====== SOURCE DATA

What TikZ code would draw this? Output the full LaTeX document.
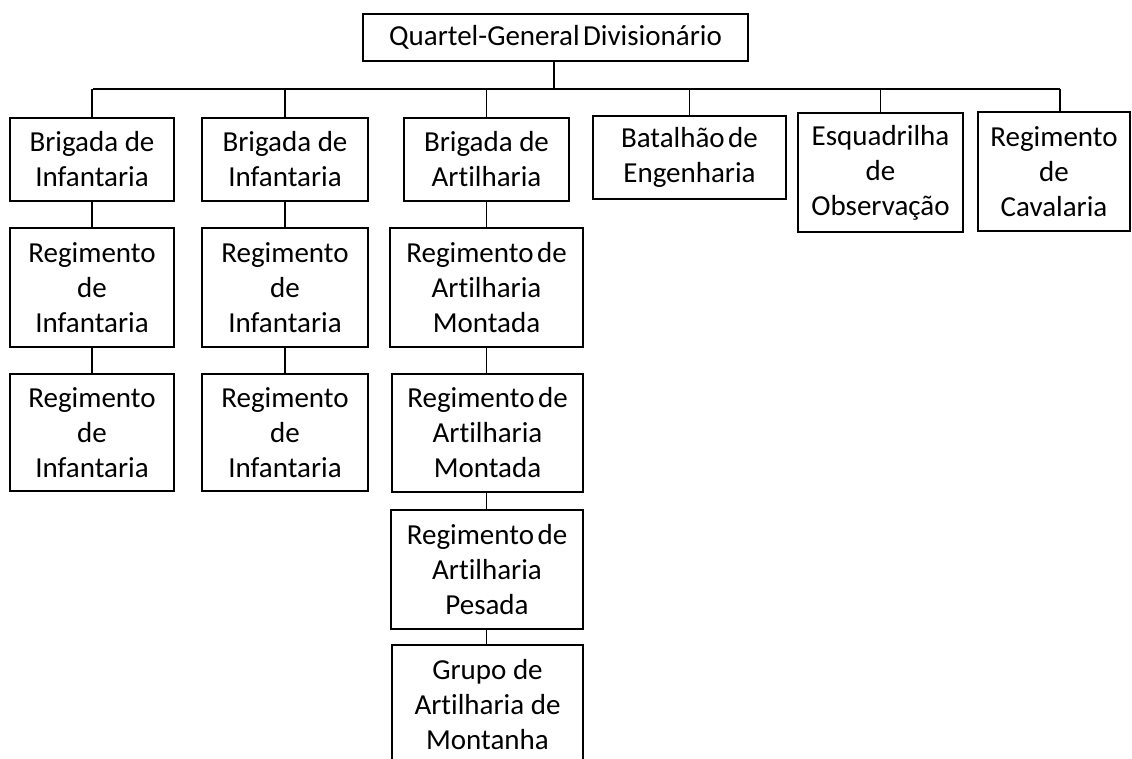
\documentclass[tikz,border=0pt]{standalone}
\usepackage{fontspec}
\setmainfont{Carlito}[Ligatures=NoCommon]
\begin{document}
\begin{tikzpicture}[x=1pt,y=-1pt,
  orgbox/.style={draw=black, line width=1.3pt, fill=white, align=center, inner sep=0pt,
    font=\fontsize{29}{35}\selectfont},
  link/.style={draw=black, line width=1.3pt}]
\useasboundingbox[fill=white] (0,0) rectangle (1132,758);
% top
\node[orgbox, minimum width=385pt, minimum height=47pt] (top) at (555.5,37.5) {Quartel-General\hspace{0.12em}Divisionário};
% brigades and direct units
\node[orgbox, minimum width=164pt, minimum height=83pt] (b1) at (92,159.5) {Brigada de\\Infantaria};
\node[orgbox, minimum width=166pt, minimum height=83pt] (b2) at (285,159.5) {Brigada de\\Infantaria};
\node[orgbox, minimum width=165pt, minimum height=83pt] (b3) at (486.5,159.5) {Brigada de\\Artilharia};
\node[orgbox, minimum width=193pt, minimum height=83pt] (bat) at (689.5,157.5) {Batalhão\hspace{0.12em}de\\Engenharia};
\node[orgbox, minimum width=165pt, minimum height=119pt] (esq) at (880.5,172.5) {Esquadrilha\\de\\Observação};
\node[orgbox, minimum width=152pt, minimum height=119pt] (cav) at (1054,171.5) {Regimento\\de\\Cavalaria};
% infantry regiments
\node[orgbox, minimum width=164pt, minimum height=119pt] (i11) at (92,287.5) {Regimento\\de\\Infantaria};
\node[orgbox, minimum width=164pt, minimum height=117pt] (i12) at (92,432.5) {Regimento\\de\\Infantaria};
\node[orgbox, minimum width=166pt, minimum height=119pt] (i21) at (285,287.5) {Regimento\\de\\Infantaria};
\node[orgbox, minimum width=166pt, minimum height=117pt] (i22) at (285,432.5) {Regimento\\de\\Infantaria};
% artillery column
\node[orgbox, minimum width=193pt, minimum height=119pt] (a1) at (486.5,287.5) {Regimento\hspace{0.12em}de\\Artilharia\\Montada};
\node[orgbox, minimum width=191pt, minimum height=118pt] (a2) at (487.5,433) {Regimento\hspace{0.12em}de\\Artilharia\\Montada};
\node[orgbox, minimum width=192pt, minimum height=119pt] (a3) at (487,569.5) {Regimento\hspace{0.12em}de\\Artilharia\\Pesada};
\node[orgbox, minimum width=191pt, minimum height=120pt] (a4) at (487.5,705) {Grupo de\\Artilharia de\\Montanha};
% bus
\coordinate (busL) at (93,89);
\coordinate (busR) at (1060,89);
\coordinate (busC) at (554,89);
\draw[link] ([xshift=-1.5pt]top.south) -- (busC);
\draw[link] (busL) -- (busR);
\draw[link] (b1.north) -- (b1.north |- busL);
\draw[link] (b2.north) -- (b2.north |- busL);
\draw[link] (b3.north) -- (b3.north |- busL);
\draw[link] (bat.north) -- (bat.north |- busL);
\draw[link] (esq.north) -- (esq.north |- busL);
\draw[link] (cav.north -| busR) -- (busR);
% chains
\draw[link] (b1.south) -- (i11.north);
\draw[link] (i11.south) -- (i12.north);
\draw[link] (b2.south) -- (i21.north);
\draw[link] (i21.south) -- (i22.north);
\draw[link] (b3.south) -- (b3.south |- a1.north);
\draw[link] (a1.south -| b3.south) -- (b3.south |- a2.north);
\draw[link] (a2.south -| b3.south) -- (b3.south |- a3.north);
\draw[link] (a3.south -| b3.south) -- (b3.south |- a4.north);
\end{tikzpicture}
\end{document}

============

◆ **WHAT THIS TASK INVOLVES**:
Write out each line of the data exactly; the images should be left out.

◆ **OUTPUT BELOW**:
What TikZ code would draw this? Output the full LaTeX document.
\documentclass[tikz,border=0pt]{standalone}
\usepackage{fontspec}
\setmainfont{Carlito}[Ligatures=NoCommon]
\begin{document}
\begin{tikzpicture}[x=1pt,y=-1pt,
  orgbox/.style={draw=black, line width=1.3pt, fill=white, align=center, inner sep=0pt,
    font=\fontsize{29}{35}\selectfont},
  link/.style={draw=black, line width=1.3pt}]
\useasboundingbox[fill=white] (0,0) rectangle (1132,758);
% top
\node[orgbox, minimum width=385pt, minimum height=47pt] (top) at (555.5,37.5) {Quartel-General\hspace{0.12em}Divisionário};
% brigades and direct units
\node[orgbox, minimum width=164pt, minimum height=83pt] (b1) at (92,159.5) {Brigada de\\Infantaria};
\node[orgbox, minimum width=166pt, minimum height=83pt] (b2) at (285,159.5) {Brigada de\\Infantaria};
\node[orgbox, minimum width=165pt, minimum height=83pt] (b3) at (486.5,159.5) {Brigada de\\Artilharia};
\node[orgbox, minimum width=193pt, minimum height=83pt] (bat) at (689.5,157.5) {Batalhão\hspace{0.12em}de\\Engenharia};
\node[orgbox, minimum width=165pt, minimum height=119pt] (esq) at (880.5,172.5) {Esquadrilha\\de\\Observação};
\node[orgbox, minimum width=152pt, minimum height=119pt] (cav) at (1054,171.5) {Regimento\\de\\Cavalaria};
% infantry regiments
\node[orgbox, minimum width=164pt, minimum height=119pt] (i11) at (92,287.5) {Regimento\\de\\Infantaria};
\node[orgbox, minimum width=164pt, minimum height=117pt] (i12) at (92,432.5) {Regimento\\de\\Infantaria};
\node[orgbox, minimum width=166pt, minimum height=119pt] (i21) at (285,287.5) {Regimento\\de\\Infantaria};
\node[orgbox, minimum width=166pt, minimum height=117pt] (i22) at (285,432.5) {Regimento\\de\\Infantaria};
% artillery column
\node[orgbox, minimum width=193pt, minimum height=119pt] (a1) at (486.5,287.5) {Regimento\hspace{0.12em}de\\Artilharia\\Montada};
\node[orgbox, minimum width=191pt, minimum height=118pt] (a2) at (487.5,433) {Regimento\hspace{0.12em}de\\Artilharia\\Montada};
\node[orgbox, minimum width=192pt, minimum height=119pt] (a3) at (487,569.5) {Regimento\hspace{0.12em}de\\Artilharia\\Pesada};
\node[orgbox, minimum width=191pt, minimum height=120pt] (a4) at (487.5,705) {Grupo de\\Artilharia de\\Montanha};
% bus
\coordinate (busL) at (93,89);
\coordinate (busR) at (1060,89);
\coordinate (busC) at (554,89);
\draw[link] ([xshift=-1.5pt]top.south) -- (busC);
\draw[link] (busL) -- (busR);
\draw[link] (b1.north) -- (b1.north |- busL);
\draw[link] (b2.north) -- (b2.north |- busL);
\draw[link] (b3.north) -- (b3.north |- busL);
\draw[link] (bat.north) -- (bat.north |- busL);
\draw[link] (esq.north) -- (esq.north |- busL);
\draw[link] (cav.north -| busR) -- (busR);
% chains
\draw[link] (b1.south) -- (i11.north);
\draw[link] (i11.south) -- (i12.north);
\draw[link] (b2.south) -- (i21.north);
\draw[link] (i21.south) -- (i22.north);
\draw[link] (b3.south) -- (b3.south |- a1.north);
\draw[link] (a1.south -| b3.south) -- (b3.south |- a2.north);
\draw[link] (a2.south -| b3.south) -- (b3.south |- a3.north);
\draw[link] (a3.south -| b3.south) -- (b3.south |- a4.north);
\end{tikzpicture}
\end{document}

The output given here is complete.